Ms. Hill's Claim for a Constructive Trust Regarding the 50 Acres
 Although this issue was effectively abandoned during the closing submissions by counsel for Ms. Hill, for her sake I will address it in any event.
 This claim is dismissed as Ms. Hill has failed to prove on a balance of probabilities that she is entitled to a constructive trust against the land owned solely by Mr. Best.
 None of the elements of this equitable remedy have been established.
 Further, I accept the evidence of the Applicant and Shirley Best that there was never any intention for Ms. Hill to have any interest in the 50 acres.
 Counsel for Ms. Hill was responsible and exemplified high standards of advocacy in withdrawing this claim based on the evidence at trial.
4. Scholz v. Scholz, 2013 BCCA 309
This case involved an appeal by the defendant who was the second wife, from a decision declaring that she held her interest in a family trust for the benefit for or in trust for the plaintiffs in this action. The plaintiffs were the children of the deceased from his first marriage.
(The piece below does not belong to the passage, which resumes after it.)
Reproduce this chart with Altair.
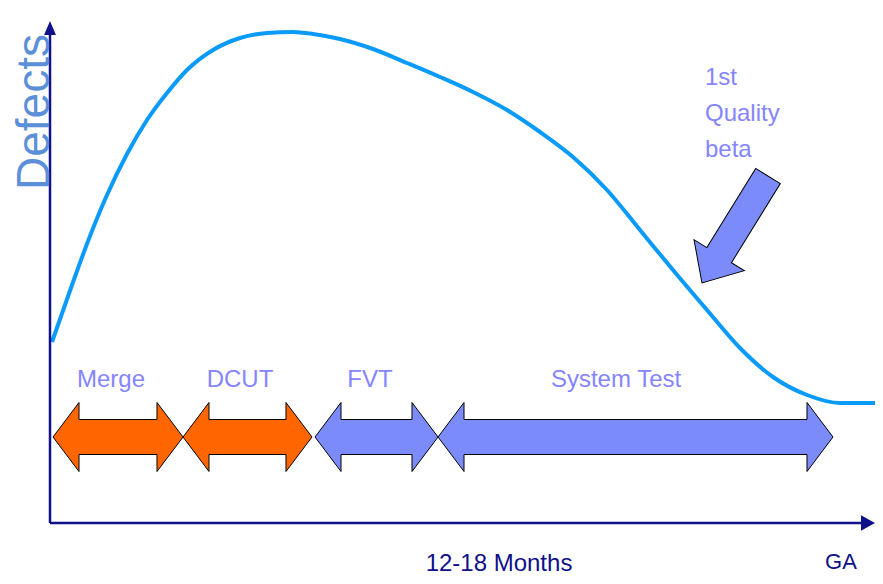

Interestingly, the deceased had an interest in mineral rights pursuant to a family trust.
There was an interest in that the trust agreement provided that on the death of a beneficiary, in this case, the deceased, his interest would be delivered to his surviving spouse. However, the deceased did not wish to convey his interest in the mineral rights to his second wife, but rather to his children of his first marriage.
Correspondence as between the deceased and his lawyer evidenced an intention to bequeath the mineral rights to his children.
Accordingly, the plaintiff children claimed that the deceased created a secret trust whereby the second wife would hold the mineral rights in trust for their benefit.
As time passed, the defendant second wife denied knowledge of any such agreement.
When the deceased died, the second spouse obtained the deceased's interest in the trust and learned that she held an interest in their condominium as a tenant-in-common. She attempted to negotiate the condominium and the trust interest.
The mineral rights trust interest began to produce significant income and the defendant second spouse accordingly refused to transfer the rights and denied the existence of any agreement.
The court granted a declaration that the defendant held the deceased's interest in the family trust in trust for the plaintiffs, the children. Moreover, the second spouse was ordered to account for all monies received from the trust.
The plaintiffs, the children, were found to be entitled to damages in the amount of the cost of the accounting and to a tracing.
Interestingly, the court found that the deceased and the defendant had made an agreement by way of secret trust that on his death, she would hold the mineral rights in trust for the plaintiff children.
The court moreover found that the second spouse breached that agreement. On appeal, the defendant second spouse sought various relief which was allowed in part.
The trial judge was found to have erred in finding that the defendant's interest in the family trust was subject to a secret trust.
The rationale: Since the deceased only had a life interest in the family trust, he was not in a position to have created a secret trust because upon his death the interest was no longer within his control. What is even more interesting is that the evidence supported the finding that the second spouse contracted with the children to transfer her interest in the family trust to them and that she breached her contract with them by failing to do so. The fact that there was no written contract with respect to the transfer did not affect its enforceability.